A day dedicated to veterans, truly a part of a greater message during the Sturgis Motorcycle Rally.

RAPID CITY, S.D. — You can never say ‘thank you’ enough to a veteran.

On Tuesday to pay tribute, the Sturgis Motorcycle Rally dedicated a day just to show appreciation to veterans with its “Veteran’s Appreciation Day.”

The sounds of the motorcycles may be filling the Black Hills, but while you celebrate, the real reason we say thank you actually has a lot to do with the Rally.

His name was Clarence “Pappy” Hoel. He’s remembered in Sturgis as the man who created the Jackpine Gypsies. 

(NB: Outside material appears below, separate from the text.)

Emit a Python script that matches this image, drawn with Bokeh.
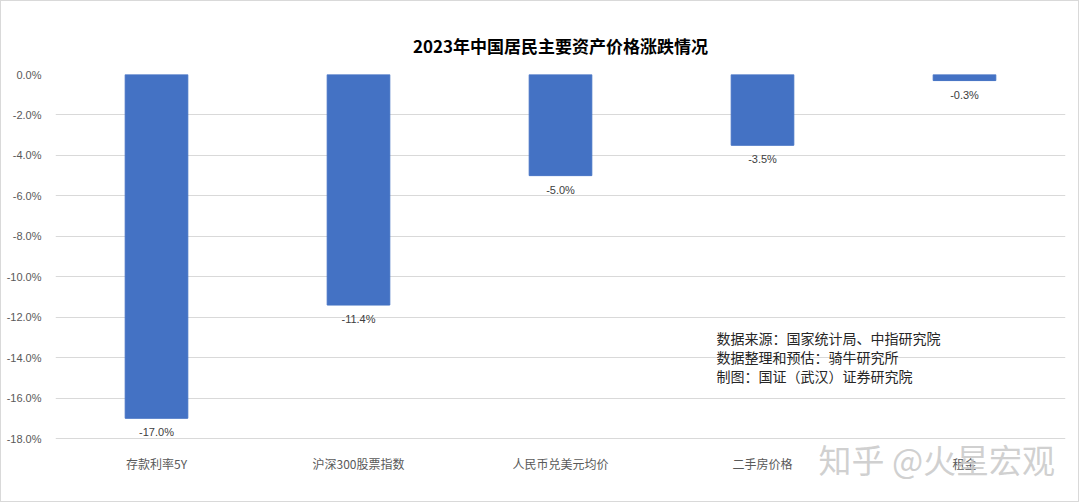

He’s somewhat of a legend around there.

“After the war, several veterans bought Indian and Harley-Davidson surplus military motorcycles and would ride them out here to find this guy, Pappy,” said Gregg Harrington, with Post 33 in Sturgis of the American Legion.

As the story goes, Pappy would fix the riders’ bikes, sometimes free of charge. In return, the only thing he asked was for their stories of service.

His legend led to the largest biker gathering in the world.

Veterans from all over the country now come to share their stories with soldiers just like them.

“We served, you know, I did 23 years. My wife served 20. She’s done six combat tours, she’s in the South Dakota Guard now,” Harrington said.

Members of the Sturgis American Legion say that the ‘thanks’ to veterans was done to remember the back story of the Rally -those it wants to especially honor.

“Really the Rally is kind of a place to showcase the military appreciation,” said Craig Sanderson, the Sturgis American Legion Commander for Post 33. “We find that the majority of the biking community are veterans.”

But the thanks, Harrington says, isn’t what they served for, but it brings veterans and members of the public together for a deeper message.

“We’re not looking for pats on the back because we live in the greatest country and that freedom is just thanks enough. It means a lot that the town and the Rally committee is dedicating a day and time to the veterans,” Harrington said.

If you know a veteran that may not be at the Rally, Sanderson says that when you go home, remind them you’re thankful for their sacrifice.

“Go back to your hometown, spread the word of the veteran and a veteran story. But most of all, do your buddy check on him, keep your eye on him, let them know they’re appreciated,” Sanderson said.